> **Given information**:
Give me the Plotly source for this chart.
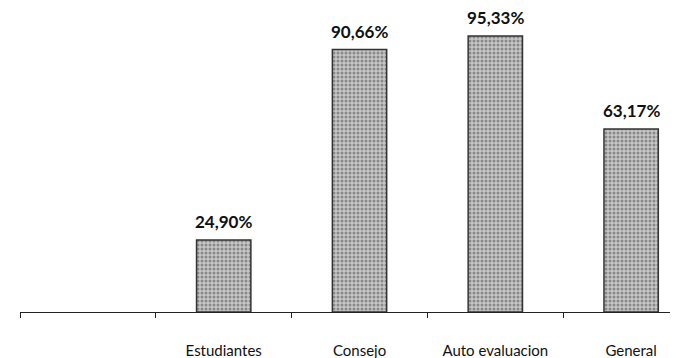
import plotly.graph_objects as go

categories = [" ", "Estudiantes", "Consejo", "Auto evaluacion", "General"]
values = [None, 24.90, 90.66, 95.33, 63.17]

fig = go.Figure(go.Bar(
    x=categories,
    y=values,
    width=0.4,
    marker=dict(
        color="#b0b0b0",
        line=dict(color="#333333", width=1.5),
        pattern=dict(shape=".", fgcolor="#4a4a4a", bgcolor="#c6c6c6", size=4, solidity=0.45),
    ),
    cliponaxis=False,
))

for c, v in zip(categories, values):
    if v is None:
        continue
    fig.add_annotation(
        x=c, y=v, text=f"{v:.2f}%".replace(".", ","),
        showarrow=False, yanchor="bottom", yshift=6,
        font=dict(family="Lato", size=17, color="#111111", weight="bold"),
    )

fig.update_layout(
    width=678, height=358,
    margin=dict(l=12, r=0, t=11, b=54),
    paper_bgcolor="white", plot_bgcolor="white",
    showlegend=False,
    xaxis=dict(
        type="category",
        range=[-0.5, 4.404],
        tickson="boundaries",
        ticks="outside", ticklen=5, tickcolor="#222", tickwidth=1,
        showline=True, linecolor="#222", linewidth=1,
        showgrid=False,
        automargin=False,
        ticklabelstandoff=25,
        tickfont=dict(family="Lato", size=15, color="#111111"),
    ),
    yaxis=dict(range=[0, 101.2], visible=False, showgrid=False, zeroline=False),
)

fig.write_html("out.html")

> **Objective**:
Print out the material word for word, omitting the pictures.

> **Full answer**:
Give me the Plotly source for this chart.
import plotly.graph_objects as go

categories = [" ", "Estudiantes", "Consejo", "Auto evaluacion", "General"]
values = [None, 24.90, 90.66, 95.33, 63.17]

fig = go.Figure(go.Bar(
    x=categories,
    y=values,
    width=0.4,
    marker=dict(
        color="#b0b0b0",
        line=dict(color="#333333", width=1.5),
        pattern=dict(shape=".", fgcolor="#4a4a4a", bgcolor="#c6c6c6", size=4, solidity=0.45),
    ),
    cliponaxis=False,
))

for c, v in zip(categories, values):
    if v is None:
        continue
    fig.add_annotation(
        x=c, y=v, text=f"{v:.2f}%".replace(".", ","),
        showarrow=False, yanchor="bottom", yshift=6,
        font=dict(family="Lato", size=17, color="#111111", weight="bold"),
    )

fig.update_layout(
    width=678, height=358,
    margin=dict(l=12, r=0, t=11, b=54),
    paper_bgcolor="white", plot_bgcolor="white",
    showlegend=False,
    xaxis=dict(
        type="category",
        range=[-0.5, 4.404],
        tickson="boundaries",
        ticks="outside", ticklen=5, tickcolor="#222", tickwidth=1,
        showline=True, linecolor="#222", linewidth=1,
        showgrid=False,
        automargin=False,
        ticklabelstandoff=25,
        tickfont=dict(family="Lato", size=15, color="#111111"),
    ),
    yaxis=dict(range=[0, 101.2], visible=False, showgrid=False, zeroline=False),
)

fig.write_html("out.html")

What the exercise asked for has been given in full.